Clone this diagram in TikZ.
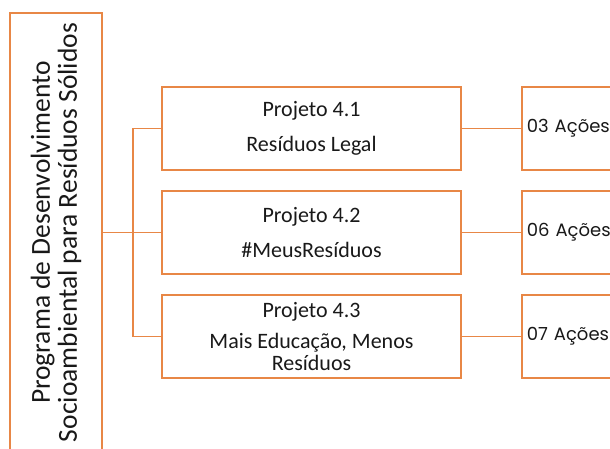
\documentclass[tikz,border=0pt]{standalone}
\usepackage{fontspec}
\setmainfont{Carlito}
\newfontfamily\actfont{Poppins}
\definecolor{orng}{RGB}{232,135,70}
\definecolor{txt}{RGB}{25,25,25}
\tikzset{
  box/.style={draw=orng, line width=1.6pt, fill=white, text=txt},
  projbox/.style={box, minimum width=299pt, minimum height=83pt, align=center, inner sep=0pt,
    font=\fontsize{22}{22}\selectfont},
  actbox/.style={box, anchor=west, minimum width=130pt, minimum height=83pt, inner xsep=5pt,
    text width=120pt, align=left, font=\actfont\fontsize{18}{18}\selectfont},
  link/.style={draw=orng, line width=1.6pt}
}
\begin{document}
\begin{tikzpicture}[x=1pt,y=1pt]
\useasboundingbox (0,0) rectangle (610,448);
\clip (0,0) rectangle (610,448);
\fill[white] (0,0) rectangle (610,448);
\node[box, rotate=90, minimum width=439pt, minimum height=92pt, align=center, inner sep=0pt,
  font=\fontsize{27.5}{27}\selectfont] (prog) at (56,215.5)
  {Programa de Desenvolvimento\\Socioambiental para Resíduos Sólidos};
\node[projbox] (p1) at (311.5,319.5) {Projeto 4.1\\[13pt]Resíduos Legal};
\node[projbox] (p2) at (311.5,215.5) {Projeto 4.2\\[13pt]\#MeusResíduos};
\node[projbox] (p3) at (311.5,111.5) {Projeto 4.3\\[9pt]Mais Educação, Menos\\Resíduos};
\node[actbox] (a1) at (521,319.5) {03 Ações};
\node[actbox] (a2) at (521,215.5) {06 Ações};
\node[actbox] (a3) at (521,111.5) {07 Ações};
\coordinate (j) at (133,215.5);
\draw[link] (prog.south) -- (p2.west);
\draw[link] (p1.west) -| (j) |- (p3.west);
\draw[link] (p1.east) -- (a1.west);
\draw[link] (p2.east) -- (a2.west);
\draw[link] (p3.east) -- (a3.west);
\end{tikzpicture}
\end{document}
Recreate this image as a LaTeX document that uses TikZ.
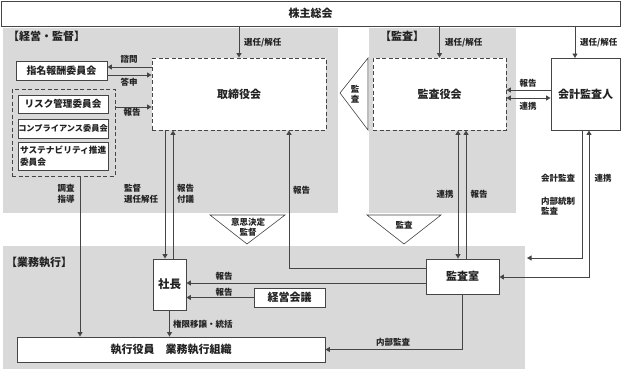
---*---
▶ _WHAT THE TASK ASKS_:
Every entry must be written out exactly, with all pictures left out.

▶ _FULL OUTPUT_:
Clone this diagram in TikZ.
\documentclass[tikz,border=0pt]{standalone}
\usepackage{fontspec}
\setmainfont{Carlito}
\newfontfamily\actfont{Poppins}
\definecolor{orng}{RGB}{232,135,70}
\definecolor{txt}{RGB}{25,25,25}
\tikzset{
  box/.style={draw=orng, line width=1.6pt, fill=white, text=txt},
  projbox/.style={box, minimum width=299pt, minimum height=83pt, align=center, inner sep=0pt,
    font=\fontsize{22}{22}\selectfont},
  actbox/.style={box, anchor=west, minimum width=130pt, minimum height=83pt, inner xsep=5pt,
    text width=120pt, align=left, font=\actfont\fontsize{18}{18}\selectfont},
  link/.style={draw=orng, line width=1.6pt}
}
\begin{document}
\begin{tikzpicture}[x=1pt,y=1pt]
\useasboundingbox (0,0) rectangle (610,448);
\clip (0,0) rectangle (610,448);
\fill[white] (0,0) rectangle (610,448);
\node[box, rotate=90, minimum width=439pt, minimum height=92pt, align=center, inner sep=0pt,
  font=\fontsize{27.5}{27}\selectfont] (prog) at (56,215.5)
  {Programa de Desenvolvimento\\Socioambiental para Resíduos Sólidos};
\node[projbox] (p1) at (311.5,319.5) {Projeto 4.1\\[13pt]Resíduos Legal};
\node[projbox] (p2) at (311.5,215.5) {Projeto 4.2\\[13pt]\#MeusResíduos};
\node[projbox] (p3) at (311.5,111.5) {Projeto 4.3\\[9pt]Mais Educação, Menos\\Resíduos};
\node[actbox] (a1) at (521,319.5) {03 Ações};
\node[actbox] (a2) at (521,215.5) {06 Ações};
\node[actbox] (a3) at (521,111.5) {07 Ações};
\coordinate (j) at (133,215.5);
\draw[link] (prog.south) -- (p2.west);
\draw[link] (p1.west) -| (j) |- (p3.west);
\draw[link] (p1.east) -- (a1.west);
\draw[link] (p2.east) -- (a2.west);
\draw[link] (p3.east) -- (a3.west);
\end{tikzpicture}
\end{document}
Recreate this image as a LaTeX document that uses TikZ.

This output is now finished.